Thursday 25 January 2007

Inmates claim lethal injection violates federal drug laws


Inmates claim lethal injection violates federal drug laws


(LOUISVILLE) -- Three Kentucky Death Row inmates claim in a lawsuit filed Wednesday that lethal injection violates federal laws because a doctor doesn't obtain or administer the drugs.

The inmates claim the federal Controlled Substances Act and the Food, Drug and Cosmetic Act require a doctor to buy and prescribe sodium thiopental, one of the three drugs used in an execution.

American Medical Association guidelines bar doctors from taking part, directly or indirectly, in executions. Kentucky requires doctors to follow AMA ethical guidelines.

Richard Dieter, executive director of the Death Penalty Information Center in Washington, D.C., said the inmates are using a different tactic than most to challenge lethal injection.

"This is untested because the death penalty is so unique," Dieter said. "The death penalty is the only place where we use drugs to kill people."

The lawsuit in U.S. District Court in Frankfort is the latest by Death Row inmates Thomas Clyde Bowling, Ralph Stevens Baze and Jeffrey DeVan Leonard. Bowling and Baze challenged lethal injection as cruel and unusual punishment in a 2004 lawsuit. Leonard is on his final appeal to the U.S. Supreme Court.

Kentucky has not declared a moratorium on executions but has not scheduled any since the 2004 lawsuit.

Bowling and Baze have received several stays of execution because of the court challenges.

Bowling was sentenced to death for killing Edward and Tina Earley and shooting their 2-year-old son outside the couple's Lexington dry-cleaning business in 1990.

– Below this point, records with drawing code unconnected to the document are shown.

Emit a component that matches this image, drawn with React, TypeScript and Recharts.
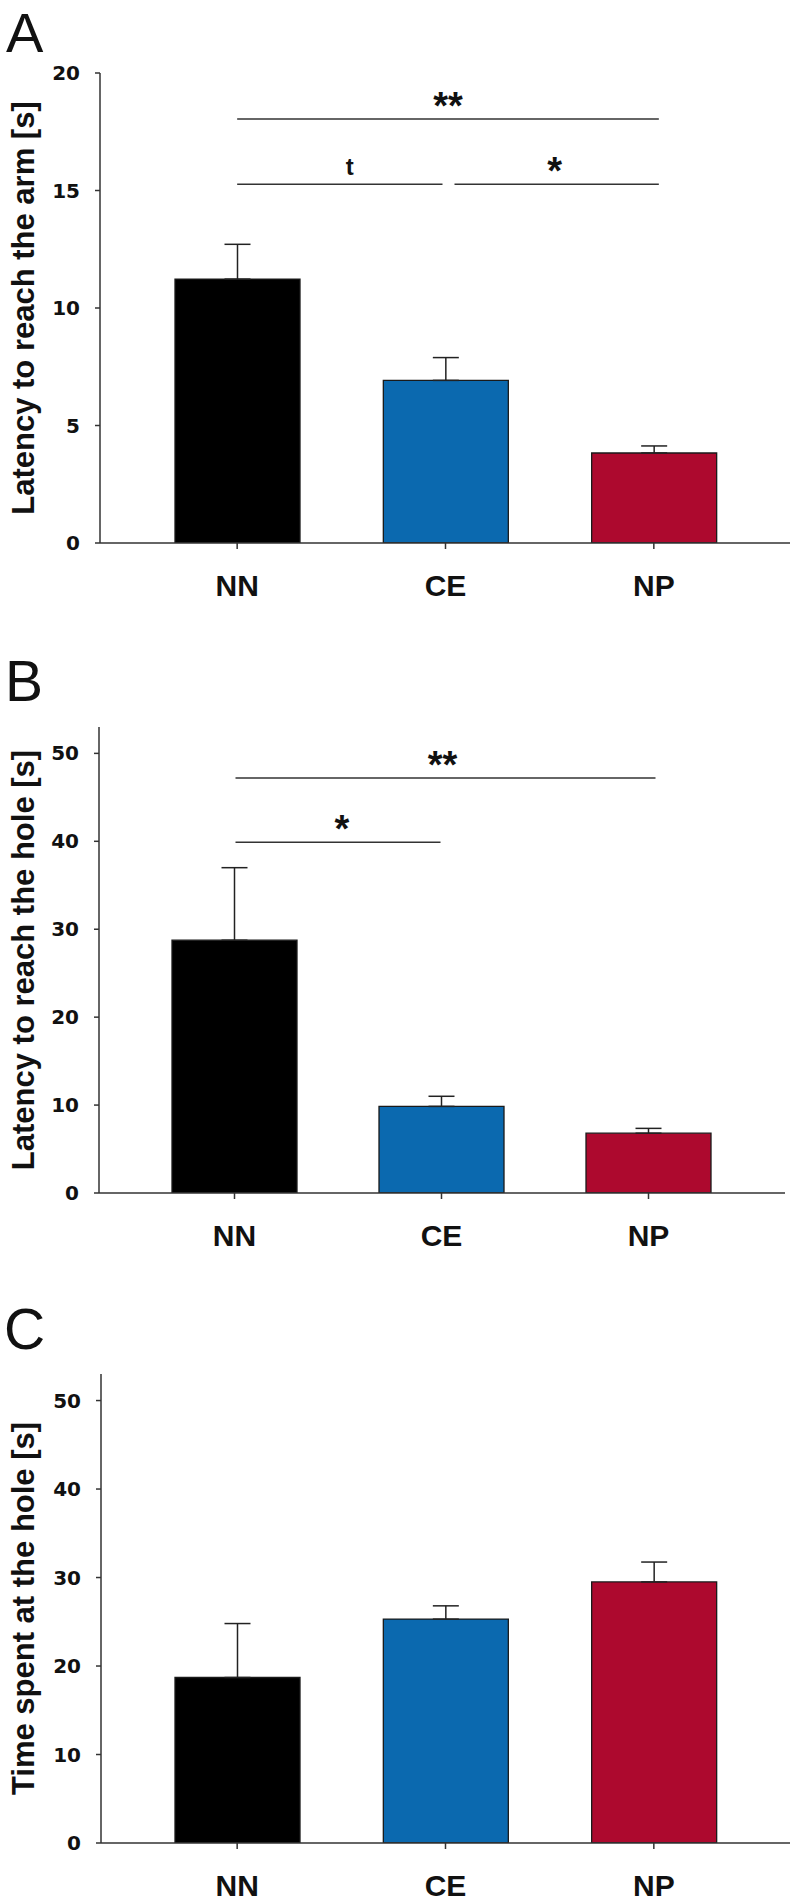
import React from "react";
import { BarChart, Bar, XAxis, YAxis, Cell, ErrorBar, ReferenceLine } from "recharts";

const CATEGORIES = ["NN", "CE", "NP"];
const BAR_COLORS = ["#000000", "#0b69af", "#ad092e"];

// panel A - latency to reach the arm
const ARM_MEAN = [11.23, 6.92, 3.83];
const ARM_SEM = [1.48, 0.97, 0.3];
const ARM_TICKS = [0, 5, 10, 15, 20];

// panel B - latency to reach the hole
const HOLE_MEAN = [28.75, 9.85, 6.8];
const HOLE_SEM = [8.25, 1.15, 0.55];
const HOLE_TICKS = [0, 10, 20, 30, 40, 50];

// panel C - time spent at the hole
const TIME_MEAN = [18.7, 25.3, 29.5];
const TIME_SEM = [6.1, 1.5, 2.25];
const TIME_TICKS = [0, 10, 20, 30, 40, 50];

// significance brackets
const ARM_BRACKETS = [
  { from: "NN", to: "NP", y: 18.04, label: "**" },
  { from: "NN", to: "CE", y: 15.27, label: "t" },
  { from: "CE", to: "NP", y: 15.27, label: "*" },
];
const HOLE_BRACKETS = [
  { from: "NN", to: "NP", y: 47.2, label: "**" },
  { from: "NN", to: "CE", y: 39.9, label: "*" },
];

// small pixel nudges of the bracket ends (left, right) and of the label
const ARM_NUDGE = [[0, 5, 0], [0, -3, 10], [9, 5, -2]];
const HOLE_NUDGE = [[1, 7, -3], [1, -1, 4]];

const SANS = "'Liberation Sans', Arial, sans-serif";
const INK = "#111";
const AXIS = "#333";

function makeRows(mean: number[], sem: number[]) {
  return CATEGORIES.map((name, i) => ({ name, mean: mean[i], err: [0, sem[i]] }));
}

function bracketShape(label: string, nudge: number[]) {
  return (p: any) => {
    const x1 = p.x1 + nudge[0];
    const x2 = p.x2 + nudge[1];
    const mid = (x1 + x2) / 2 + (nudge[2] || 0);
    const isStar = label.indexOf("*") >= 0;
    return (
      <g>
        <line x1={x1} y1={p.y1} x2={x2} y2={p.y2} stroke={AXIS} strokeWidth={1.5} />
        <text
          x={mid}
          y={isStar ? p.y1 : p.y1 - 9}
          textAnchor="middle"
          fontFamily={SANS}
          fontWeight={700}
          fontSize={isStar ? 38 : 24}
          fill={INK}
        >
          {label}
        </text>
      </g>
    );
  };
}

interface PanelProps {
  top: number;
  height: number;
  margin: { top: number; right: number; bottom: number; left: number };
  yWidth: number;
  pad: { left: number; right: number };
  rows: any[];
  domain: number[];
  ticks: number[];
  yLabel: string;
  brackets?: { from: string; to: string; y: number; label: string }[];
  nudges?: number[][];
}

function Panel({ top, height, margin, yWidth, pad, rows, domain, ticks, yLabel, brackets = [], nudges = [] }: PanelProps) {
  const renderYLabel = (props: any) => {
    const vb = props.viewBox;
    const cx = 34;
    const cy = vb.y + vb.height / 2;
    return (
      <text
        x={cx}
        y={cy}
        transform={`rotate(-90, ${cx}, ${cy})`}
        textAnchor="middle"
        fontFamily={SANS}
        fontWeight={700}
        fontSize={31}
        fill={INK}
      >
        {yLabel}
      </text>
    );
  };

  return (
    <div style={{ position: "absolute", left: 0, top, width: 797, height }}>
      <BarChart width={797} height={height} data={rows} margin={margin}>
        <XAxis
          dataKey="name"
          padding={pad}
          axisLine={{ stroke: AXIS, strokeWidth: 1.5 }}
          tickLine={{ stroke: AXIS, strokeWidth: 1.5 }}
          tickSize={6}
          tickMargin={26}
          tick={{ fill: INK, fontSize: 30, fontWeight: 700, fontFamily: SANS }}
        />
        <YAxis
          width={yWidth}
          domain={domain}
          ticks={ticks}
          allowDataOverflow
          axisLine={{ stroke: AXIS, strokeWidth: 1.5 }}
          tickLine={{ stroke: AXIS, strokeWidth: 1.5 }}
          tickSize={5}
          tickMargin={15}
          tick={{ fill: INK, fontSize: 20, fontWeight: 700, fontFamily: "'DejaVu Sans', sans-serif" }}
          label={renderYLabel}
        />
        <Bar dataKey="mean" barSize={125} stroke="#1a1a1a" strokeWidth={1.3} isAnimationActive={false}>
          {rows.map((r, i) => (
            <Cell key={r.name} fill={BAR_COLORS[i]} />
          ))}
          <ErrorBar dataKey="err" direction="y" width={13} stroke="#222" strokeWidth={1.5} />
        </Bar>
        {brackets.map((b, i) => (
          <ReferenceLine
            key={i}
            segment={[
              { x: b.from, y: b.y },
              { x: b.to, y: b.y },
            ]}
            shape={bracketShape(b.label, nudges[i] || [0, 0, 0])}
          />
        ))}
      </BarChart>
    </div>
  );
}

export default function App() {
  return (
    <div style={{ position: "absolute", left: 0, top: 0, width: 797, height: 1902, background: "#fff" }}>
      <Panel
        top={0}
        height={640}
        margin={{ top: 73, right: 7, bottom: 67, left: 0 }}
        yWidth={100}
        pad={{ left: 33, right: 32 }}
        rows={makeRows(ARM_MEAN, ARM_SEM)}
        domain={[0, 20]}
        ticks={ARM_TICKS}
        yLabel="Latency to reach the arm [s]"
        brackets={ARM_BRACKETS}
        nudges={ARM_NUDGE}
      />
      <Panel
        top={640}
        height={620}
        margin={{ top: 87, right: 12, bottom: 37, left: 0 }}
        yWidth={99}
        pad={{ left: 32, right: 33 }}
        rows={makeRows(HOLE_MEAN, HOLE_SEM)}
        domain={[0, 53]}
        ticks={HOLE_TICKS}
        yLabel="Latency to reach the hole [s]"
        brackets={HOLE_BRACKETS}
        nudges={HOLE_NUDGE}
      />
      <Panel
        top={1260}
        height={642}
        margin={{ top: 114, right: 7, bottom: 29, left: 0 }}
        yWidth={101}
        pad={{ left: 32, right: 32 }}
        rows={makeRows(TIME_MEAN, TIME_SEM)}
        domain={[0, 53]}
        ticks={TIME_TICKS}
        yLabel="Time spent at the hole [s]"
      />
      <svg
        width={797}
        height={1902}
        style={{ position: "absolute", left: 0, top: 0, pointerEvents: "none" }}
      >
        <text x={6} y={52} fontFamily={SANS} fontSize={56} fill={INK}>A</text>
        <text x={5} y={701} fontFamily={SANS} fontSize={57} fill={INK}>B</text>
        <text x={4} y={1349} fontFamily={SANS} fontSize={57} fill={INK}>C</text>
      </svg>
    </div>
  );
}
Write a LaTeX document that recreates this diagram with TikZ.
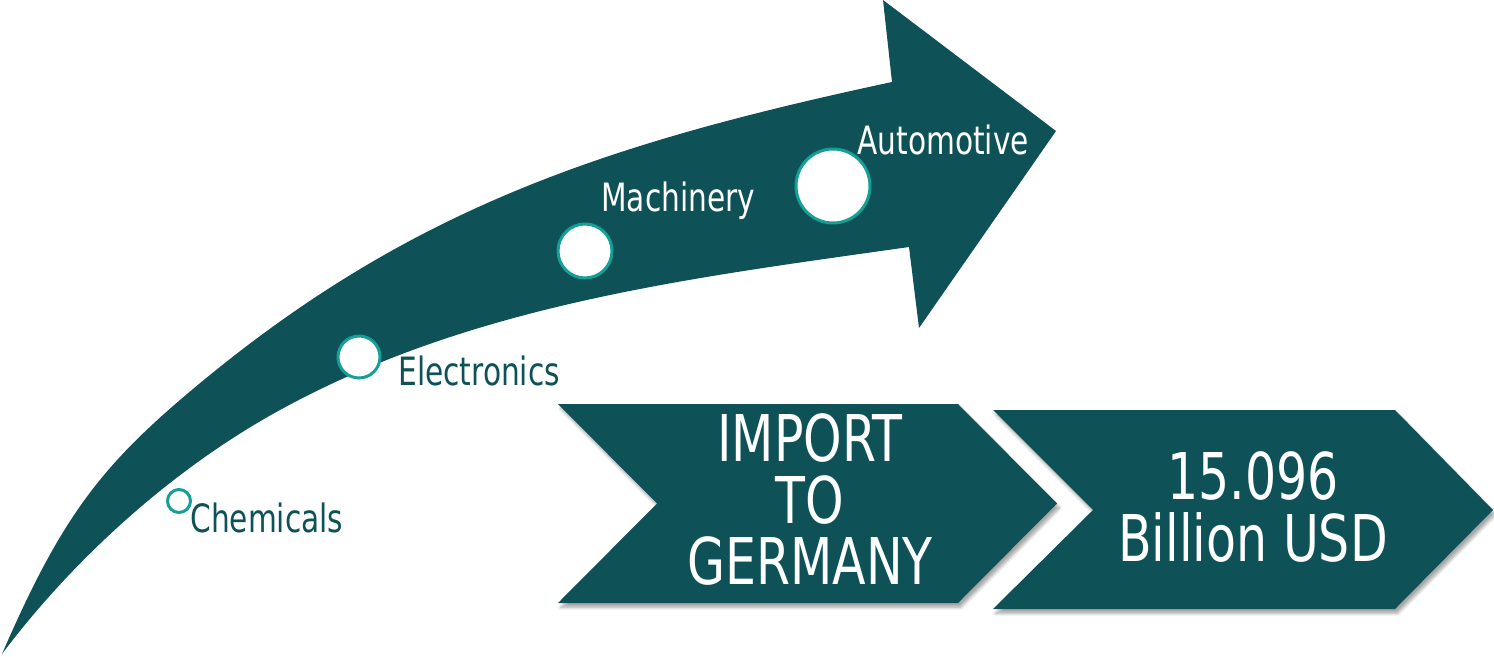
\documentclass[tikz,border=0pt]{standalone}
\usepackage{fontspec}
\newfontfamily\lbl{DejaVu Sans}[FakeStretch=0.76]
\usetikzlibrary{shadows.blur}
\definecolor{maint}{RGB}{14,82,87}
\definecolor{ringc}{RGB}{20,160,150}
\begin{document}
\begin{tikzpicture}[x=0.02cm,y=-0.02cm,
  dotc/.style={circle,draw=ringc,line width=1.7pt,fill=white,inner sep=0pt},
  lab/.style={anchor=base west,inner sep=0pt,font=\lbl\fontsize{22.2}{26}\selectfont},
  chev/.style={fill=maint,blur shadow={shadow xshift=1.5pt,shadow yshift=-2.5pt,shadow opacity=35,shadow blur steps=6}},
  big/.style={align=center,text=white,inner sep=0pt,font=\lbl\fontsize{36.7}{35}\selectfont}]
\useasboundingbox (0,0) rectangle (1494,656);
% curved arrow
\fill[maint] (2,654) .. controls (58,525) and (96,472) .. (180,400)
  .. controls (400,211.5) and (598,145) .. (892,82)
  -- (883,0) -- (1056,131) -- (919,328) -- (909,247)
  .. controls (691,278) and (473,304) .. (280,410)
  .. controls (166,472.4) and (68,566) .. (2,654) -- cycle;
% chevrons
\fill[chev] (558,404) -- (958,404) -- (1057,503.5) -- (958,603) -- (558,603) -- (657,503.5) -- cycle;
\fill[chev] (993,410) -- (1395,410) -- (1493,510) -- (1395,609) -- (993,609) -- (1093,510) -- cycle;
% circles
\node[dotc,minimum size=0.46cm] (c1) at (179,501) {};
\node[dotc,minimum size=0.84cm] (c2) at (359,357) {};
\node[dotc,minimum size=1.08cm] (c3) at (585,251) {};
\node[dotc,minimum size=1.48cm] (c4) at (833,186) {};
% labels
\node[lab,text=maint] (l1) at (190,532) {Chemicals};
\node[lab,text=maint] (l2) at (398,385) {Electronics};
\node[lab,text=white] (l3) at (601,211) {Machinery};
\node[lab,text=white] (l4) at (857,154) {Automotive};
% chevron texts
\node[big] (t1) at (810,500) {IMPORT\\TO\\GERMANY};
\node[big] (t2) at (1253,507) {15.096\\Billion USD};
\end{tikzpicture}
\end{document}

Baze was convicted of killing Powell County Sheriff Steve Bennett and deputy Arthur Briscoe during an attempted arrest in 1992.

Leonard, who is also known as James Earl Slaughter, was condemned to death for the January 1983 murder of Esther Stewart who owned a consignment store in Louisville.

Kentucky has 40 death-row inmates, including 11 that have been there for more than two decades. The state has executed two men since reinstating the death penalty in 1976, and only one by injection: Eddie Lee Harper in 1999.